Today’s post takes us back to where it began, to the mythical scroll.

The 120-foot long manuscript of “On the Road,” completed in April 1951, published in 1957. Its success changed the life of Jack Kerouac forever and in some ways, took away the very freedoms and spontaneous road life he loved so much. No longer could he migrate around the country and to Mexico without recognition. Nowhere is this longing so beautifully described as in the Big Glorious Trip to Europe, described in Lonesome Traveler.

Other of his works that command reading are Big Sur, which to my mind captures the beginning of the dark end days, when he contends with and ultimately loses the struggle with his own nature, out of control; and also Satori in Paris, written in 1966 just before his death. It takes Kerouac to the places he considers his origins in France, and gives a last glimpse of the soul-searching brilliance that distinguishes his writing.

Today’s entry ends with that famous quote from “On the Road,” words that have not lost their force, even after five decades.

The only people for me are the mad ones, the ones who are mad to live, mad to talk, mad to be saved, desirous of everything at the same time, the ones who never yawn or say a commonplace thing, but burn, burn, burn, like fabulous yellow Roman candles exploding like spiders across the stars, and in the middle, you see the blue center-light pop, and everybody goes ahh….

For a larger view of this manuscript page click here

ABOVE: Jack Kerouac. Private Ms. of Gone on the Road. Title page of an early version of On the Road, August–September 16, 1950. New York Public Library, Berg Collection, Jack Kerouac Archive. Reproduced courtesy of John G. Sampas, legal representative of the estates of Jack and Stella Kerouac.

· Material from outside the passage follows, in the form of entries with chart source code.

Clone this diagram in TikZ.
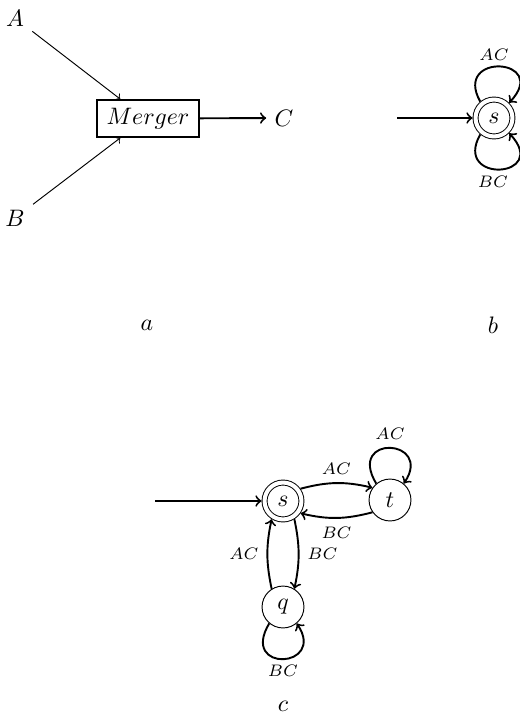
\documentclass[tikz,border=0pt]{standalone}
\begin{document}
\begin{tikzpicture}[x=0.42pt,y=-0.42pt,>=to,
 st/.style={circle,draw,line width=0.4pt,minimum size=17.6pt,inner sep=0pt},
 dst/.style={circle,draw,line width=0.4pt,double,double distance=1.7pt,minimum size=15.5pt,inner sep=0pt,outer sep=1.25pt},
 tr/.style={->,line width=0.8pt},
 thin arrow/.style={->,line width=0.4pt},
 lab/.style={font=\scriptsize}]
\clip (0,0) rectangle (520,719);
% part a
\node (A) at (15,18) {$A$};
\node (B) at (15,218) {$B$};
\node[draw,line width=0.8pt,minimum width=43pt,minimum height=15.5pt,inner sep=0pt] (M) at (148,118.5) {$Merger$};
\node (C) at (284,118) {$C$};
\draw[thin arrow] (A) -- (M.145);
\draw[thin arrow] (B) -- (M.215);
\draw[tr] (M) -- (C);
\node (la) at (147,325) {$a$};
% part b
\node[dst] (s1) at (494,118) {$s$};
\coordinate (in1) at (397,118);
\draw[tr] (in1) -- (s1);
\draw[tr] (s1.130) .. controls +(-28,-50) and +(42,-45) .. (s1.45);
\node[lab] (lab1) at (494,55) {$AC$};
\draw[tr] (s1.230) .. controls +(-28,50) and +(42,45) .. (s1.315);
\node[lab] (lab2) at (493,182) {$BC$};
\node (lb) at (493,325) {$b$};
% part c
\node[dst] (s2) at (283,501) {$s$};
\node[st] (t) at (390,500) {$t$};
\node[st] (q) at (283,607) {$q$};
\coordinate (in2) at (155,501);
\draw[tr] (in2) -- (s2);
\draw[tr] (s2.35) to[bend left=14] node[lab,above] (lab3) {$AC$} (t.145);
\draw[tr] (t.215) to[bend left=14] node[lab,below] (lab4) {$BC$} (s2.325);
\draw[tr] (t.130) .. controls +(-30,-50) and +(30,-45) .. (t.50);
\node[lab] (lab5) at (390,434) {$AC$};
\draw[tr] (s2.302) to[bend left=12] node[lab,right] (lab6) {$BC$} (q.58);
\draw[tr] (q.122) to[bend left=12] node[lab,left] (lab7) {$AC$} (s2.238);
\draw[tr] (q.230) .. controls +(-30,50) and +(30,45) .. (q.310);
\node[lab] (lab8) at (283,671) {$BC$};
\node (lc) at (283,706) {$c$};
\end{tikzpicture}
\end{document}
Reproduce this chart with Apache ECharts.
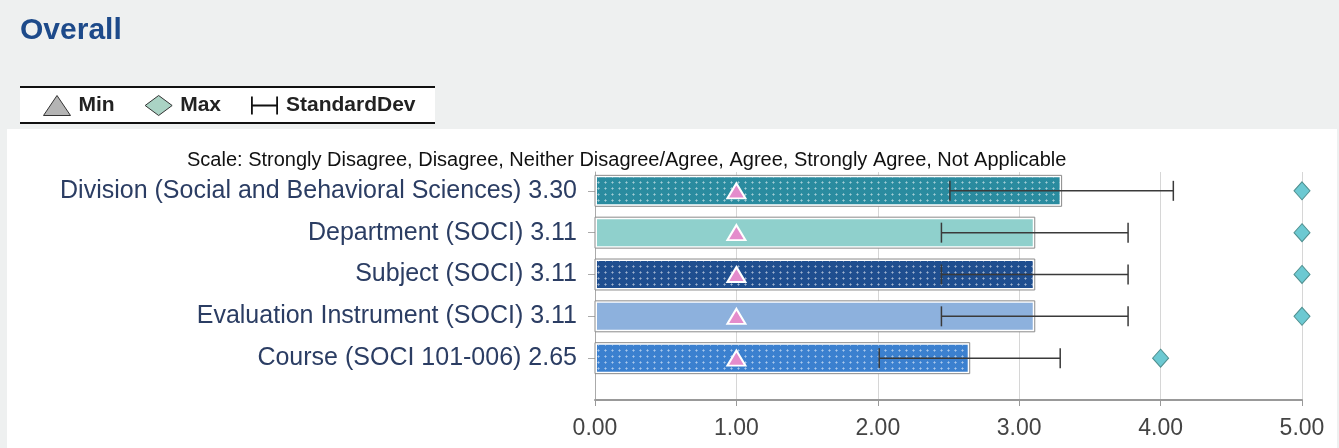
<!DOCTYPE html>
<html>
<head>
<meta charset="utf-8">
<script src="https://cdn.jsdelivr.net/npm/echarts@6/dist/echarts.min.js"></script>
<style>
  html, body { margin: 0; padding: 0; background: #eef0f0; }
  #chart { width: 1339px; height: 448px; }
</style>
</head>
<body>
<div id="chart"></div>
<script>
// data
const categories = [
  'Division (Social and Behavioral Sciences)',
  'Department (SOCI)',
  'Subject (SOCI)',
  'Evaluation Instrument (SOCI)',
  'Course (SOCI 101-006)'
];
const means = [3.30, 3.11, 3.11, 3.11, 2.65];
const stdDevs = [0.79, 0.66, 0.66, 0.66, 0.64];
const mins = [1, 1, 1, 1, 1];
const maxes = [5, 5, 5, 5, 4];
const xTicks = [0, 1, 2, 3, 4, 5];

const barColors = ['#2a8b9f', '#8fd0cc', '#1f4e8f', '#8db1dd', '#3b80cf'];
const dotted = [true, false, true, false, true];

// little dot texture used on some bars
const dotCanvas = document.createElement('canvas');
dotCanvas.width = 7;
dotCanvas.height = 6;
const dctx = dotCanvas.getContext('2d');
dctx.fillStyle = 'rgba(255,255,255,0.35)';
dctx.fillRect(3, 1, 1, 3);
dctx.fillRect(2, 2, 3, 1);
const dotPattern = { image: dotCanvas, repeat: 'repeat' };

const chart = echarts.init(document.getElementById('chart'));

const option = {
  backgroundColor: '#eef0f0',
  animation: false,
  textStyle: { fontFamily: 'Liberation Sans, Arial, sans-serif' },
  title: [
    {
      text: 'Overall',
      left: 15, top: 11,
      textStyle: { fontSize: 30, fontWeight: 'bold', color: '#1d4a8a' }
    },
    {
      text: 'Scale: Strongly Disagree, Disagree, Neither Disagree/Agree, Agree, Strongly Agree, Not Applicable',
      left: 182, top: 145,
      textStyle: { fontSize: 20, fontWeight: 'normal', color: '#111' }
    }
  ],
  graphic: [
    { type: 'rect', z: -10, silent: true, shape: { x: 7, y: 129, width: 1330, height: 319 }, style: { fill: '#ffffff' } },
    { type: 'rect', z: -10, silent: true, shape: { x: 20, y: 87, width: 415, height: 36 }, style: { fill: '#ffffff' } },
    { type: 'line', z: -9, silent: true, shape: { x1: 20, y1: 87, x2: 435, y2: 87 }, style: { stroke: '#111', lineWidth: 2 } },
    { type: 'line', z: -9, silent: true, shape: { x1: 20, y1: 123, x2: 435, y2: 123 }, style: { stroke: '#111', lineWidth: 2 } }
  ],
  legend: {
    left: 43, top: 95,
    padding: 0,
    itemGap: 30,
    itemWidth: 27, itemHeight: 20,
    textStyle: { fontSize: 21, fontWeight: 'bold', color: '#222', padding: [0, 0, 0, 3] },
    data: [
      { name: 'Min', icon: 'triangle', itemStyle: { color: '#b4b4b4', borderColor: '#333', borderWidth: 1 } },
      { name: 'Max', icon: 'diamond', itemStyle: { color: '#aad3c4', borderColor: '#333', borderWidth: 1 } },
      { name: 'StandardDev', icon: 'path://M0,0h2v20h-2z M2,9h26v2h-26z M28,0h2v20h-2z', itemStyle: { color: '#111' } }
    ]
  },
  grid: { left: 595, right: 37, top: 172, bottom: 48 },
  xAxis: {
    type: 'value',
    min: 0, max: 5, interval: 1,
    axisLine: { show: true, onZero: false, lineStyle: { color: '#999', width: 2 } },
    axisTick: { show: true, length: 6, lineStyle: { color: '#999' } },
    splitLine: { show: true, lineStyle: { color: '#d6d6d6' } },
    axisLabel: {
      margin: 17, fontSize: 23, color: '#444',
      formatter: v => xTicks.includes(v) ? v.toFixed(2) : ''
    }
  },
  yAxis: {
    type: 'value',
    inverse: true,
    min: -0.45, max: 5,
    axisLine: { show: true, onZero: false, lineStyle: { color: '#aaa' } },
    splitLine: { show: false },
    axisTick: { show: true, length: 7, customValues: [0, 1, 2, 3, 4], lineStyle: { color: '#aaa' } },
    axisLabel: {
      margin: 18, fontSize: 25, color: '#2b3d63',
      customValues: [0, 1, 2, 3, 4],
      formatter: v => categories[v] + ' ' + means[v].toFixed(2)
    }
  },
  series: [
    {
      name: 'Mean',
      type: 'custom',
      data: means.map((m, i) => [m, i]),
      encode: { x: 0, y: 1 },
      renderItem: (params, api) => {
        const m = api.value(0);
        const i = api.value(1);
        const p0 = api.coord([0, i]);
        const p1 = api.coord([m, i]);
        const h = Math.abs(api.size([0, 1])[1]) * 0.74;
        const x = p0[0], y = p0[1] - h / 2, w = p1[0] - p0[0];
        const children = [
          { type: 'rect', shape: { x: x, y: y, width: w, height: h }, style: { fill: '#ffffff', stroke: '#8a8a8a', lineWidth: 1 } },
          { type: 'rect', shape: { x: x + 2, y: y + 2, width: w - 4, height: h - 4 }, style: { fill: barColors[i] } }
        ];
        if (dotted[i]) {
          children.push({ type: 'rect', shape: { x: x + 2, y: y + 2, width: w - 4, height: h - 4 }, style: { fill: dotPattern } });
        }
        return { type: 'group', children: children };
      },
      z: 2
    },
    {
      name: 'StandardDev',
      type: 'custom',
      data: means.map((m, i) => [m, i, stdDevs[i]]),
      encode: { x: 0, y: 1 },
      renderItem: (params, api) => {
        const m = api.value(0);
        const i = api.value(1);
        const sd = api.value(2);
        const lo = api.coord([m - sd, i]);
        const hi = api.coord([m + sd, i]);
        const c = 10;
        const st = { stroke: '#3a3a3a', lineWidth: 1.5 };
        return {
          type: 'group',
          children: [
            { type: 'line', shape: { x1: lo[0], y1: lo[1], x2: hi[0], y2: hi[1] }, style: st },
            { type: 'line', shape: { x1: lo[0], y1: lo[1] - c, x2: lo[0], y2: lo[1] + c }, style: st },
            { type: 'line', shape: { x1: hi[0], y1: hi[1] - c, x2: hi[0], y2: hi[1] + c }, style: st }
          ]
        };
      },
      itemStyle: { color: '#111' },
      z: 3
    },
    {
      name: 'Min',
      type: 'scatter',
      data: mins.map((v, i) => [v, i]),
      symbol: 'triangle',
      symbolSize: [18, 15],
      itemStyle: { color: '#e48ccc', borderColor: '#ffffff', borderWidth: 2, opacity: 1 },
      z: 4
    },
    {
      name: 'Max',
      type: 'scatter',
      data: maxes.map((v, i) => [v, i]),
      symbol: 'diamond',
      symbolSize: [16, 18],
      itemStyle: { color: '#6cc9d2', borderColor: '#4f8f8f', borderWidth: 1, opacity: 1 },
      z: 4
    }
  ]
};

chart.setOption(option);
</script>
</body>
</html>
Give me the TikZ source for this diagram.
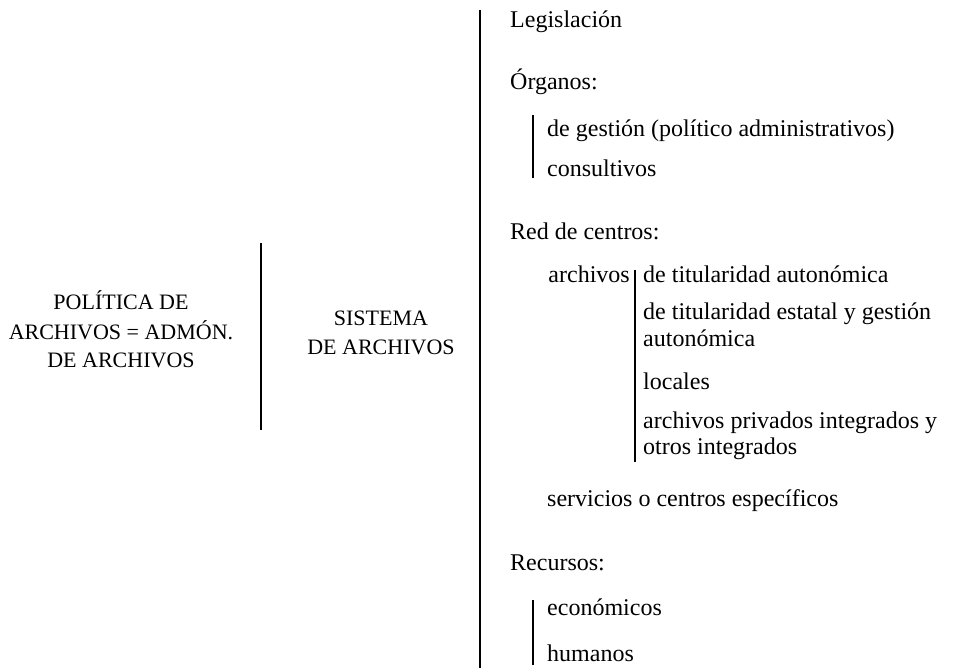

5 Responses to “The Mythical Scroll”

  1. Anonymous Says:

    What a great way to wind up this wonderful study/appreciation/tribute to Kerouac. You really have given us a great glimpse into his life and work — not too much, just enough to whet the appetite and pique interest. Thank you. “Portable Kerouac,” here I come!

  2. Anonymous Says:

    Thank you so much for these kind words. I am a little sad that Fiction Daily must return to routine blog posts. For several weeks Jack “Ti Jean” Kerouac has been an almost constant companion and now I’m on my own road again with my novel and short story projects. MB

  3. Anonymous Says:

    A bit like coming back from a two-week vacation, huh? And yet those days remind us how much we enjoy work at a very deep level, how energizing it can be, how we need the discipline of a routine most times and even drudgery sometimes. Five days off from the gym and I couldn’t wait to get back in there this morning: because it’s good for me, working the mescles feels great, it gives me a sense of healthfulness and accomplishment. Yes, it was nice to wake up a few mornings and NOT have to work out … but then I got anxious and even came to resent the enforced inactivity. Maybe you will find a similarly renewed energy in your blogging and fiction this week, not to mention inspriation from the example Kerouac set.

  4. Anonymous Says:

    Gym … OMG … I haven’t seen the inside of a gym in days. Yes … you’re absolutely right that change can be invigorating. I find when I do the same things every day I have nothing to say in my writing. Often I will get my haircut for that reason … although one time I got carried away and ended up resembling Annie Lennox after too many haircuts. — MB

  5. Anonymous Says:

    OMG. I adore that quote and i LOVE jack kerouac. In the manner he said “I love Allen Ginsberg, Let that be recorded in Heaven’s unchangeable heart.”*. Help me talk my partner into letting us go to LOWELL to see the scroll SOON!?